The Harvard Law Review has named a Los Angeles-born Egyptian-American as what it believes is its first Muslim president in its 134-year history, elevating him to the top of one of the most prestigious U.S. law journals.
Harvard Law School student Hassaan Shahawy said he hoped his election represented “legal academia’s growing recognition of the importance of diversity, and perhaps its growing respect for other legal traditions.”
Among the legal and political luminaries who have worked at the Harvard Law Review was former U.S. President Barack Obama, named the journal’s first Black president in 1990. Three serving members of the U.S. Supreme Court were editors of the Harvard Law Review, as were the late Justices Ruth Bader Ginsburg and Antonin Scalia.

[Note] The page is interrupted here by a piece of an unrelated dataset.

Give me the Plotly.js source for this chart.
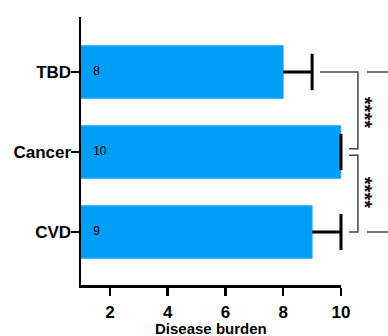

“Coming from a community routinely demonized in American public discourse, I hope this represents some progress, even if small and symbolic,” Shahawy, 26, told Reuters in an email.
Law reviews are staffed by the top students at U.S. law schools, who are often recruited for judicial clerkships and other prestigious jobs in the profession.
Shahawy graduated Harvard as an undergraduate in 2016 with a degree in History and Near Eastern Studies. He then attended the University of Oxford as a Rhodes Scholar to pursue a doctorate in Oriental Studies and studied Islamic law.